Beatriz Busaniche es licenciada en Ciencias de la Comunicación. Es también docente en Ciencias de la Comunicación de la UBA y trabaja para la Fundación Vía Libre, una organización que se dedica a defender los derechos civiles en entornos de nuevas tecnologías, con ejes de trabajo en acceso al conocimiento, software libre, derechos de autor, privacidad y en contra del voto electrónico.

–¿Cuáles son las principales razones de esta expansión y cuándo comenzó?

–Desde hace un tiempo a esta parte se ha instalado la idea de que a mayor vigilancia, mayor seguridad. En los EE.UU. ya se usaban estos sistemas desde hace mucho, pero fueron los atentados de 11 de septiembre los que impulsaron la doctrina de la seguridad y, en consecuencia, un grado nunca antes visto de intromisión en la vida privada de las personas. Los atentados en los subterráneos de Londres y los trenes de Madrid terminaron de reforzar la doctrina de la seguridad en el viejo continente. En la Argentina, fue la movida que se ubicó detrás del “no ingeniero” Blumberg la que sembró está avanzada.
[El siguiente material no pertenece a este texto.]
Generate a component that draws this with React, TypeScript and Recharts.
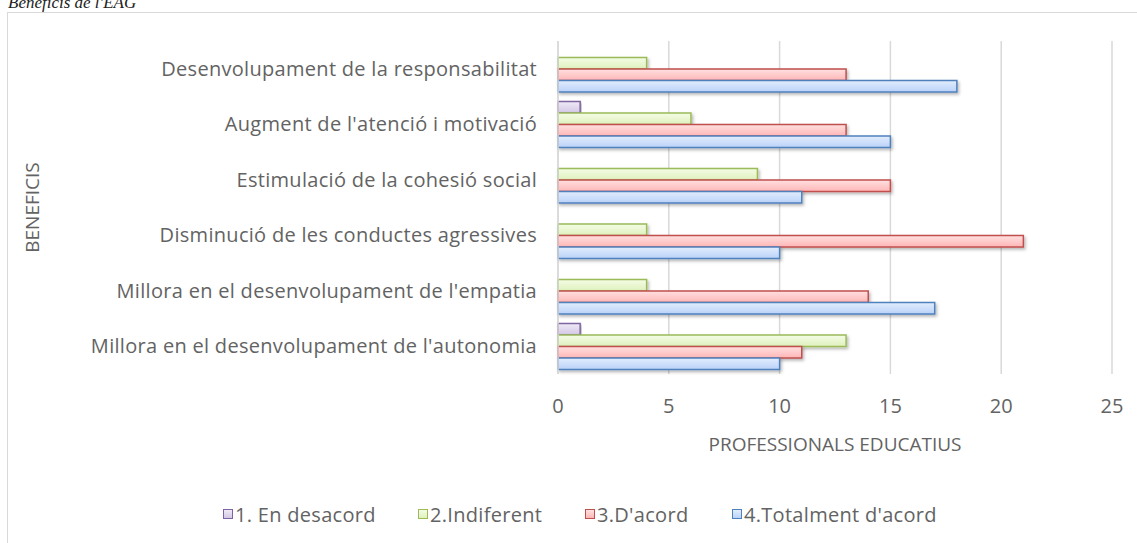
import React from 'react';
import { BarChart, Bar, XAxis, YAxis, CartesianGrid } from 'recharts';

const categories = [
  'Desenvolupament de la responsabilitat',
  "Augment de l'atenció i motivació",
  'Estimulació de la cohesió social',
  'Disminució de les conductes agressives',
  "Millora en el desenvolupament de l'empatia",
  "Millora en el desenvolupament de l'autonomia",
];
const enDesacord = [0, 1, 0, 0, 0, 1];
const indiferent = [4, 6, 9, 4, 4, 13];
const dAcord = [13, 13, 15, 21, 14, 11];
const totalmentDAcord = [18, 15, 11, 10, 17, 10];
const xTicks = [0, 5, 10, 15, 20, 25];

const series = [
  { key: 'desacord', name: '1. En desacord', values: enDesacord, stroke: '#8064a2', top: '#efeaf6', bottom: '#d3c7e5' },
  { key: 'indiferent', name: '2.Indiferent', values: indiferent, stroke: '#9bbb59', top: '#f4fce5', bottom: '#dff1bd' },
  { key: 'acord', name: "3.D'acord", values: dAcord, stroke: '#c0504d', top: '#ffe0e0', bottom: '#ffb6b6' },
  { key: 'totalment', name: "4.Totalment d'acord", values: totalmentDAcord, stroke: '#4f81bd', top: '#e2edfd', bottom: '#bad2f8' },
];

const data = categories.map((name, i) => {
  const row: Record<string, string | number> = { name };
  series.forEach((s) => {
    row[s.key] = s.values[i];
  });
  return row;
});

const textColor = '#636363';
const font = '"Open Sans", sans-serif';
const legendLeft = [223, 418, 585, 732];

export default function App() {
  return (
    <div style={{ position: 'relative', width: 1137, height: 543, overflow: 'hidden', background: '#fff' }}>
      <style>{`body{margin:0;overflow:hidden}`}</style>
      <div
        style={{
          position: 'absolute',
          left: 8,
          top: -7,
          fontFamily: '"Liberation Serif", serif',
          fontStyle: 'italic',
          fontSize: 17,
          color: '#222',
          lineHeight: '19px',
        }}
      >
        Beneficis de l'EAG
      </div>
      <div
        style={{
          position: 'absolute',
          left: 7,
          top: 12,
          width: 1160,
          height: 560,
          border: '1.5px solid #d9d9d9',
        }}
      >
        <BarChart
          width={1130}
          height={530}
          data={data}
          layout="vertical"
          margin={{ top: 28, right: 26, bottom: 69, left: 0 }}
          barSize={11.5}
          barGap={0}
          style={{ fontFamily: font }}
        >
          <defs>
            {series.map((s) => (
              <linearGradient key={s.key} id={`grad-${s.key}`} x1="0" y1="0" x2="0" y2="1">
                <stop offset="0%" stopColor={s.top} />
                <stop offset="100%" stopColor={s.bottom} />
              </linearGradient>
            ))}
            <filter id="barShadow" x="-5%" y="-40%" width="110%" height="200%">
              <feDropShadow dx="1.5" dy="2" stdDeviation="1.5" floodColor="#000" floodOpacity="0.28" />
            </filter>
          </defs>
          <CartesianGrid horizontal={false} vertical stroke="#d9d9d9" strokeWidth={1.5} />
          <XAxis
            type="number"
            domain={[0, 25]}
            ticks={xTicks}
            axisLine={false}
            tickLine={false}
            tickSize={0}
            tickMargin={25}
            height={100}
            tick={{ fill: textColor, fontSize: 20 }}
            label={{
              value: 'PROFESSIONALS EDUCATIUS',
              position: 'insideBottom',
              offset: 23,
              fill: textColor,
              fontSize: 19,
            }}
          />
          <YAxis
            type="category"
            dataKey="name"
            width={550}
            axisLine={{ stroke: '#d9d9d9', strokeWidth: 1.5 }}
            tickLine={false}
            tickSize={0}
            tickMargin={21}
            interval={0}
            tick={{ fill: textColor, fontSize: 20, letterSpacing: 0.3 }}
            label={{
              value: 'BENEFICIS',
              angle: -90,
              position: 'insideLeft',
              offset: 24,
              fill: textColor,
              fontSize: 19,
              style: { textAnchor: 'middle' },
            }}
          />
          {series.map((s) => (
            <Bar
              key={s.key}
              dataKey={s.key}
              name={s.name}
              fill={`url(#grad-${s.key})`}
              stroke={s.stroke}
              strokeWidth={1.5}
              filter="url(#barShadow)"
              isAnimationActive={false}
            />
          ))}
        </BarChart>
      </div>
      <div style={{ position: 'absolute', left: 0, top: 500, width: 1137, height: 30, fontFamily: font, color: textColor, fontSize: 20, letterSpacing: 0.3 }}>
        {series.map((s, i) => (
          <div
            key={s.key}
            style={{ position: 'absolute', left: legendLeft[i], top: 0, display: 'flex', alignItems: 'center', height: 28, whiteSpace: 'nowrap' }}
          >
            <span
              style={{
                display: 'inline-block',
                boxSizing: 'border-box',
                width: 10,
                height: 10,
                border: `1.5px solid ${s.stroke}`,
                background: `linear-gradient(${s.top}, ${s.bottom})`,
                marginRight: 2,
                flexShrink: 0,
              }}
            />
            {s.name}
          </div>
        ))}
      </div>
    </div>
  );
}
–¿Cuántos aparatos de este tipo hay en la Argentina?

–Es imposible saberlo. Macri inauguró justo antes de las elecciones un centro de monitoreo con 170 cámaras. También hay que evaluar la cantidad de cámaras privadas que hay. Si empezamos a observar, es impresionante la cantidad de edificios privados que tienen cámaras filmando la calle. Contando las iniciativas públicas y los sistemas de vigilancia privados, es imposible estimar un número.

–¿Cuáles son las consecuencias del mayor control social?

–Uno de los problemas es justamente que hoy en día no tenemos manera de evaluar las consecuencias de establecer una sociedad masivamente controlada. Sí sabemos, a partir de estudios realizados en los EE.UU. y en Inglaterra, que la instalación de estos sistemas tiene un impacto muy bajo en la prevención del delito y en la tasa de criminalidad. En Londres, un ciudadano promedio que hace su vida normal será filmado 300 veces en un día. Alguien podrá trazar sus recorridos, establecer sus pautas de conducta, verificar incluso pautas de consumo, establecer redes de relaciones sociales. Puede sonar a paranoia, lo sé, pero imaginen una ciudad sitiada de cámaras de este tipo en los tiempos que se vivieron en la década del 70 en la Argentina. ¿Cuánta más gente habría desaparecido si las fuerzas de seguridad hubieran contado con dispositivos de esta naturaleza? Una consecuencia muy sutil es el acostumbramiento de la sociedad a ser vigilada. Yo no quiero que me vigilen, no quiero acostumbrarme a eso. Sobre todo si la razón por la que dicen que lo hacen (prevenir el delito, ofrecer seguridad) no está corroborada en lo más mínimo.

–¿Por qué las cámaras no logran reducir el delito?

–Es difícil decir por qué, pero hay varias cuestiones que suenan bastante a sentido común. Cory Doctorow, en su libro Content incluye un ensayo sobre las cámaras londinenses (él vive en Londres) donde justamente habla de que las cámaras no sirven para disuadir a alguien que ya no tiene nada que perder. Alguien que ha llegado a ser un consumidor asiduo de paco y sale a robar billeteras para comprar más paco no es una persona que tenga mucha oportunidad de tomar decisiones racionales para su vida.

Difícilmente logremos disuadir a un chico de hacer esto con las cámaras.

–¿Por qué te parece que hay que oponerse y evitar el crecimiento de los circuitos de filmación?

–Por esto que decía de que una sociedad monitoreada, controlada, es una sociedad menos libre y, en definitiva, menos democrática.

–Un pronóstico: ¿cómo podría evaluar el presente y el futuro de la privacidad en la Argentina? ¿Y en el mundo?


–El pronóstico es bastante sombrío por múltiples razones, pero la principal es la incorporación acrítica de tecnologías de vigilancia y la escasa discusión, casi nula discusión diría, sobre las implicancias.